Por lo demás, el padre Brown es un hombre razonable, mucho más que algunos que hacen del racionalismo su bandera y se obstinan en confundir la religión con la superstición.
Tal es el caso de Aristide Valentin, jefe de la policía de París, un notorio anticlerical, que no duda en cometer un delito con tal de perjudicar al aborrecido catolicismo. Lo peor es que no quiere tener conciencia de estar actuando mal, porque cree ciegamente que todos los medios serían válidos con tal de erradicar esa superstición de la cruz que se opone a la nueva religión del progreso. No es casual que Valentin sea el prototipo del orgulloso, aunque muchos le considerarían un hombre bueno por la defensa de sus convicciones hasta la locura.
Y si de locuras se trata, en otra historia, El ojo de Apolo, Chesterton se anticipa a la llegada de supuestas religiones liberadoras, las que dicen rendir culto a la naturaleza, hasta extremos de irracionalidad, y el padre Brown tendrá que recordar que el Sol siempre ha sido el más cruel de todos los dioses.

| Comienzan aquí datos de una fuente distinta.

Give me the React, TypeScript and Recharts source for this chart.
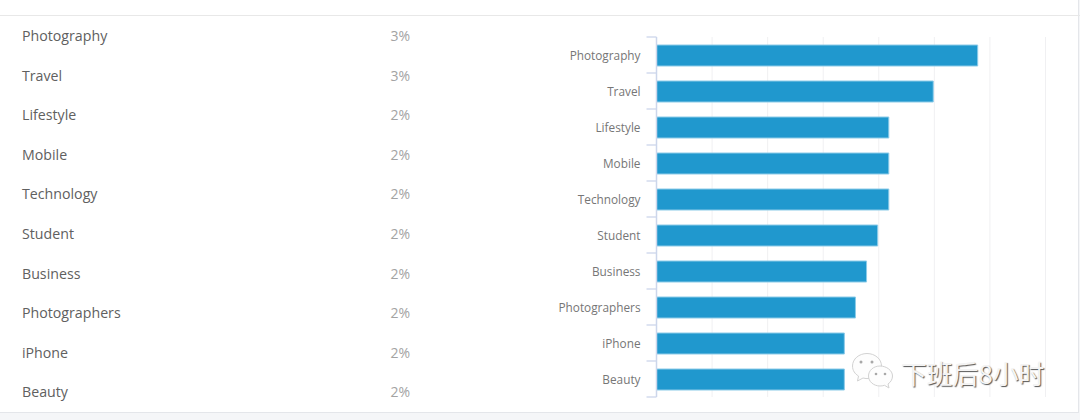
import React from "react";
import { BarChart, Bar, XAxis, YAxis, CartesianGrid } from "recharts";

const categories = [
  "Photography",
  "Travel",
  "Lifestyle",
  "Mobile",
  "Technology",
  "Student",
  "Business",
  "Photographers",
  "iPhone",
  "Beauty",
];
const shares = [2.89, 2.49, 2.09, 2.09, 2.09, 1.99, 1.89, 1.79, 1.69, 1.69];
const shareLabels = ["3%", "3%", "2%", "2%", "2%", "2%", "2%", "2%", "2%", "2%"];
const xTicks = [0, 0.5, 1, 1.5, 2, 2.5, 3, 3.5];

const data = categories.map((name, i) => ({ name, share: shares[i] }));

const FONT = "'Open Sans', sans-serif";
const BAND = 36;

// axis ticks sit between the categories, so they are drawn by hand from the band height
function CategoryTick(props: any) {
  const { x, y, payload, index } = props;
  const axisX = x + 16;
  return (
    <g>
      <line x1={axisX - 10} x2={axisX} y1={y - BAND / 2} y2={y - BAND / 2} stroke="#ccd6eb" strokeWidth={1.3} />
      {index === categories.length - 1 && (
        <line x1={axisX - 10} x2={axisX} y1={y + BAND / 2} y2={y + BAND / 2} stroke="#ccd6eb" strokeWidth={1.3} />
      )}
      <text x={x} y={y + 4.5} textAnchor="end" fontFamily={FONT} fontSize={11.8} fill="#767676">
        {payload.value}
      </text>
    </g>
  );
}

function WeChatIcon() {
  return (
    <svg width={46} height={42} viewBox="0 0 46 42" style={{ position: "absolute", left: 850, top: 351 }}>
      <g fill="#fdfdfd" stroke="#d2d2d2" strokeWidth={1}>
        <path d="M17 2.5 C9 2.5 2.5 8 2.5 15 C2.5 19.5 5 23 8.5 25 L7.5 30 L13 27 C15 27.5 17 27.8 19 27.5 C25 27 31.5 22 31.5 15 C31.5 8 25 2.5 17 2.5 Z" />
        <path d="M30 15 C23.5 15 18.5 19.5 18.5 25 C18.5 30.5 23.5 35 30 35 C31.5 35 33 34.8 34.5 34.3 L39 37 L38 33 C41 31 42.5 28 42.5 25 C42.5 19.5 36.5 15 30 15 Z" />
      </g>
      <g fill="#a8a8a8">
        <circle cx={11} cy={11} r={1.5} />
        <circle cx={22} cy={11} r={1.5} />
        <circle cx={26} cy={23} r={1.3} />
        <circle cx={35} cy={23} r={1.3} />
      </g>
    </svg>
  );
}

export default function App() {
  return (
    <div
      style={{
        position: "absolute",
        left: 0,
        top: 0,
        width: 1080,
        height: 420,
        background: "#f5f6f8",
        overflow: "hidden",
      }}
    >
      <div
        style={{
          position: "absolute",
          left: 0,
          top: 0,
          width: 1078,
          height: 412,
          background: "#ffffff",
          borderBottom: "1px solid #e4e6ea",
          borderRight: "1px solid #e4e6ea",
        }}
      />
      <div style={{ position: "absolute", left: 0, top: 15, width: 1080, height: 1, background: "#e8e8e8" }} />

      {categories.map((name, i) => (
        <div
          key={name}
          style={{
            position: "absolute",
            left: 22,
            top: 26 + i * 39.6,
            lineHeight: "20px",
            fontFamily: FONT,
            fontSize: 14.2,
            color: "#606060",
          }}
        >
          {name}
        </div>
      ))}
      {shareLabels.map((label, i) => (
        <div
          key={i}
          style={{
            position: "absolute",
            left: 390.5,
            top: 26 + i * 39.6,
            lineHeight: "20px",
            fontFamily: FONT,
            fontSize: 14,
            color: "#a3a3a3",
          }}
        >
          {label}
        </div>
      ))}

      <div style={{ position: "absolute", left: 0, top: 0 }}>
        <BarChart
          width={1080}
          height={420}
          layout="vertical"
          data={data}
          margin={{ top: 37, right: 34.5, bottom: 23, left: 0 }}
        >
          <CartesianGrid horizontal={false} stroke="#f0f0f2" />
          <XAxis type="number" domain={[0, 3.5]} ticks={xTicks} hide />
          <YAxis
            type="category"
            dataKey="name"
            width={656.5}
            interval={0}
            stroke="#ccd6eb"
            strokeWidth={1.5}
            tickLine={false}
            tickMargin={10}
            tick={<CategoryTick />}
          />
          <Bar dataKey="share" barSize={21} fill="#2098ce" stroke="#8ccbe8" isAnimationActive={false} />
        </BarChart>
      </div>

      <WeChatIcon />
      <div
        style={{
          position: "absolute",
          left: 901,
          top: 356,
          lineHeight: "34px",
          fontFamily: "'Noto Sans CJK SC', sans-serif",
          fontSize: 25.8,
          color: "#f4f4f4",
          textShadow: "1px 1px 1px #555555",
          whiteSpace: "nowrap",
        }}
      >
        下班后8小时
      </div>
    </div>
  );
}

El padre Brown y Miss Marple
Hay otro famoso personaje de ficción que presenta afinidades con el padre Brown. Es Miss Marple, la solterona creada por Agatha Christie, que suele llegar a la solución de los enigmas comparando las actuaciones de los implicados en el caso con determinadas conductas de los vecinos de su pueblo, Saint Mary Mead.
Su intuición le lleva a concluir que los seres humanos no son tan diferentes en sus vicios y virtudes. Y es que, a diferencia de algunos autores modernos de novela policíaca en la que los malvados son más inteligentes, no hay lugar para el relativismo moral en las obras de Chesterton y Agatha Christie.
Ambos sabían perfectamente lo que era el bien y el mal, sin duda porque pertenecían a una cultura en la que se leía la Biblia con frecuencia. De ahí que creyeran que el mal no era algo propio de unos pretendidos superhombres, sino algo propio de quienes obran por debajo de su condición humana.
Incluso el egocéntrico detective Hércules Poirot no se quedará en las apariencias a la hora de hacer trabajar a sus células grises. Por ejemplo, le dice a Miss Brewster que el sol brilla y el mar es azul, pero a la vez le recuerda que el mal está en todas partes bajo el sol.
Se trata de una cita del Eclesiastés 3, 16, y que sirve de título a la novela Maldad bajo el sol, en la que el mal flota en el ambiente, al igual que en el Karnak, el crucero de lujo, escenario de la trama de Muerte en el Nilo. El mal existe y acaba saliendo a la luz, pero, desgraciadamente, los culpables en esas novelas no encontrarán un detective o un policía con las mismas entrañas de misericordia que el padre Brown.